The black smoke is definately from running rich. The stock tune in my 97 is pig rich up top and it just gets even richer when the computer sees higher than expected airflow (ie, other airflow mods). Get a tune and you can probably pick up a bit more power.
Mind posting up a dyno sheet?
 
1999 Mustang GT
Dark Green
5-Spd
Leather and all the options

Pypes Catted X pipe
Mac flowpath cat-back with 2.5 inch tips.
Steeda Underdrive pulleys
Densecharger CAI
Ported and polished upper plenum
75 mm Throttle body
Stock Timing

Bullitt Suspension (shocks, struts, swaybars and Springs.)
'03 Cobra Brakes - Front and Rear
Steeda Tri Ax

Someone said that cause I let the car sit in the garage for the winters the valve seals could of dryed up.
 
As far as the black smoke goes.... I assume they were using a wideband on the dyno.

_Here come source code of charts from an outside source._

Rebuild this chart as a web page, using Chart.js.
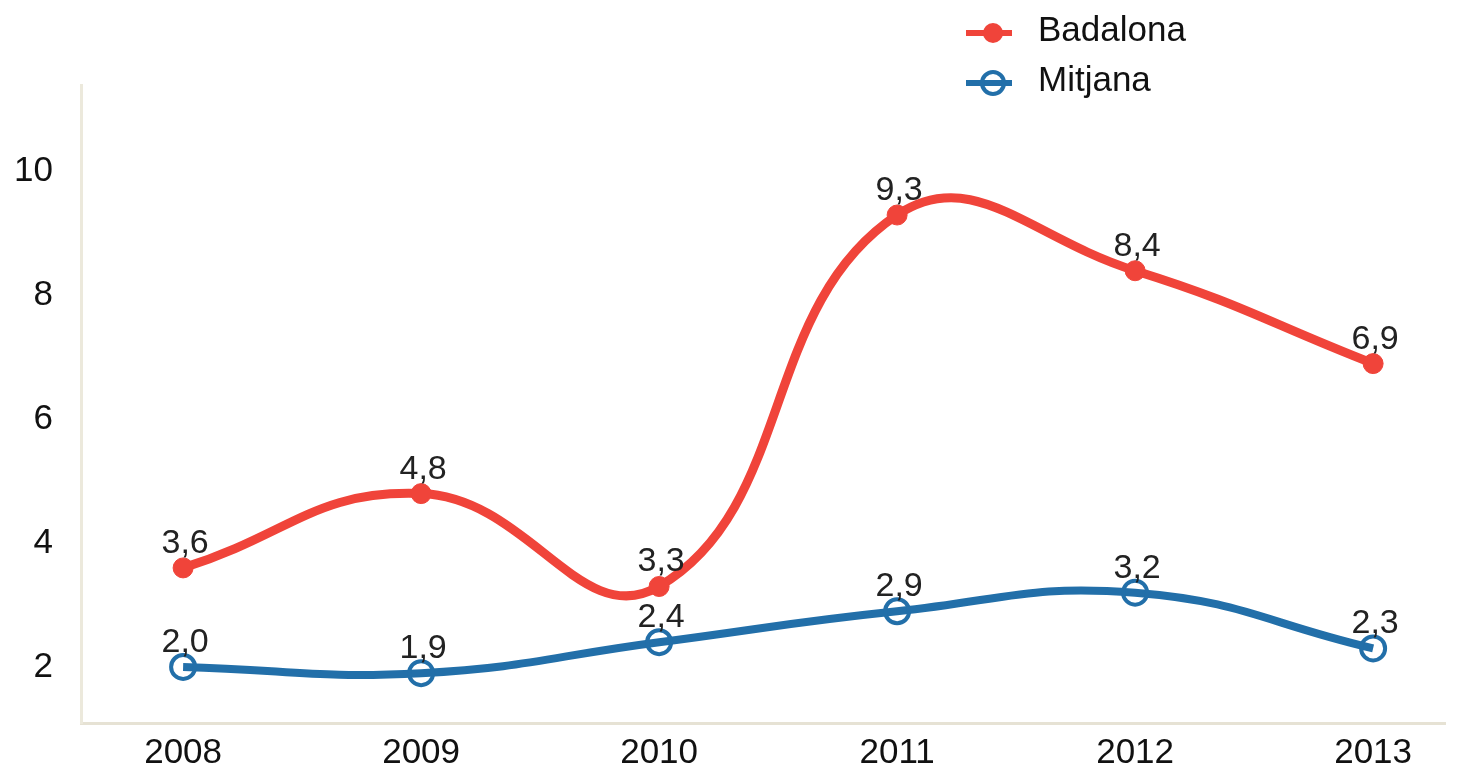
<!DOCTYPE html>
<html>
<head>
<meta charset="utf-8">
<script src="https://cdn.jsdelivr.net/npm/chart.js@4/dist/chart.umd.min.js"></script>
<style>
  html, body { margin: 0; padding: 0; background: #fff; }
  #wrap { width: 1461px; height: 773px; }
</style>
</head>
<body>
<div id="wrap"><canvas id="chart"></canvas></div>
<script>
const years = [2008, 2009, 2010, 2011, 2012, 2013];
const badalona = [3.6, 4.8, 3.3, 9.3, 8.4, 6.9];
const mitjana = [2.0, 1.9, 2.4, 2.9, 3.2, 2.3];
const yTicks = [2, 4, 6, 8, 10];

const RED = '#f0443a';
const BLUE = '#226fa9';
const FONT = "'Liberation Sans', Arial, sans-serif";

const toPoints = vals => vals.map((v, i) => ({ x: years[i], y: v }));

// value labels above each point, decimal comma
const valueLabels = {
  id: 'valueLabels',
  afterDatasetsDraw(chart) {
    const ctx = chart.ctx;
    ctx.save();
    ctx.font = '34px ' + FONT;
    ctx.fillStyle = '#222';
    ctx.textAlign = 'center';
    ctx.textBaseline = 'alphabetic';
    chart.data.datasets.forEach((ds, i) => {
      chart.getDatasetMeta(i).data.forEach((pt, j) => {
        const txt = ds.data[j].y.toFixed(1).replace('.', ',');
        ctx.fillText(txt, pt.x + 2, pt.y - 15);
      });
    });
    ctx.restore();
  }
};

// vertical legend, top right
const sideLegend = {
  id: 'sideLegend',
  afterDraw(chart) {
    const ctx = chart.ctx;
    ctx.save();
    chart.data.datasets.forEach((ds, i) => {
      const y = 33 + i * 50;
      const hollow = i === 1;
      ctx.strokeStyle = ds.borderColor;
      ctx.lineWidth = 6;
      ctx.beginPath();
      ctx.moveTo(966, y);
      ctx.lineTo(1012, y);
      ctx.stroke();
      ctx.beginPath();
      ctx.arc(993, y, hollow ? 11 : 10, 0, Math.PI * 2);
      if (hollow) {
        ctx.lineWidth = 4;
        ctx.stroke();
      } else {
        ctx.fillStyle = ds.borderColor;
        ctx.fill();
      }
      ctx.font = '35px ' + FONT;
      ctx.fillStyle = '#111';
      ctx.textAlign = 'left';
      ctx.textBaseline = 'middle';
      ctx.fillText(ds.label, 1038, y - 2);
    });
    ctx.restore();
  }
};

new Chart(document.getElementById('chart'), {
  type: 'line',
  data: {
    datasets: [{
      label: 'Badalona',
      data: toPoints(badalona),
      borderColor: RED,
      borderWidth: 9,
      tension: 0.45,
      pointRadius: 10,
      pointBackgroundColor: RED,
      pointBorderColor: RED,
      pointBorderWidth: 1
    }, {
      label: 'Mitjana',
      data: toPoints(mitjana),
      borderColor: BLUE,
      borderWidth: 8,
      tension: 0.45,
      pointRadius: 12,
      pointBackgroundColor: 'rgba(255,255,255,0)',
      pointBorderColor: BLUE,
      pointBorderWidth: 4
    }]
  },
  options: {
    responsive: true,
    maintainAspectRatio: false,
    animation: false,
    layout: { padding: { top: 85, right: 6, left: 0, bottom: 0 } },
    plugins: { legend: { display: false }, tooltip: { enabled: false } },
    scales: {
      x: {
        type: 'linear',
        min: 2007.571,
        max: 2013.302,
        afterBuildTicks: s => { s.ticks = years.map(v => ({ value: v })); },
        afterFit: s => { s.height = 50; },
        grid: { display: true, drawOnChartArea: false, drawTicks: false },
        border: { display: true, color: '#e6e2d4', width: 3 },
        ticks: {
          padding: 9,
          color: '#111',
          font: { family: FONT, size: 35 },
          callback: v => String(v)
        }
      },
      y: {
        min: 1.095,
        max: 11.4,
        afterBuildTicks: s => { s.ticks = yTicks.map(v => ({ value: v })); },
        afterFit: s => { s.width = 81; },
        grid: { display: true, drawOnChartArea: false, drawTicks: false },
        border: { display: true, color: '#ece9dc', width: 3 },
        ticks: {
          padding: 28,
          color: '#111',
          font: { family: FONT, size: 35 },
          callback: v => String(v)
        }
      }
    }
  },
  plugins: [valueLabels, sideLegend]
});
</script>
</body>
</html>
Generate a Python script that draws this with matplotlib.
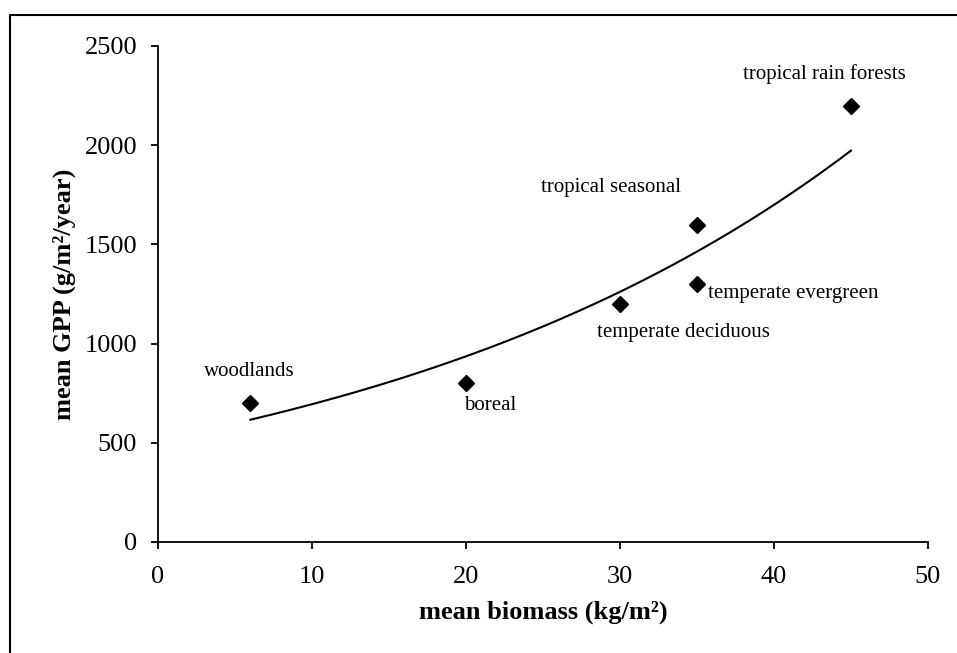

If so, what did it say? I would not say it DEFINATELY was running rich - because a car that's running lean could do that. How? When an engine detonates, and often before you can even hear it, you see black puffs of smoke coming from the tailpipe at higher RPMs. As a tuner, we use this indicator all the time - if we start seeing black puffs of smoke at high RPMs, even if we don't hear anything - and often we can't especially with loud exhausts, we know it's time to abort the run and change things up a bit in the tune. Could also be something as simple as carbon deposits burning off...
 
don there wasn't any kind of A/F on the dyno. It was at a car show with a mobile dyno. All I can say is hopefully it wasnt running lean! At some point I will prob go for a dyno tune.

First I think I need to get the valve guide seals replaced.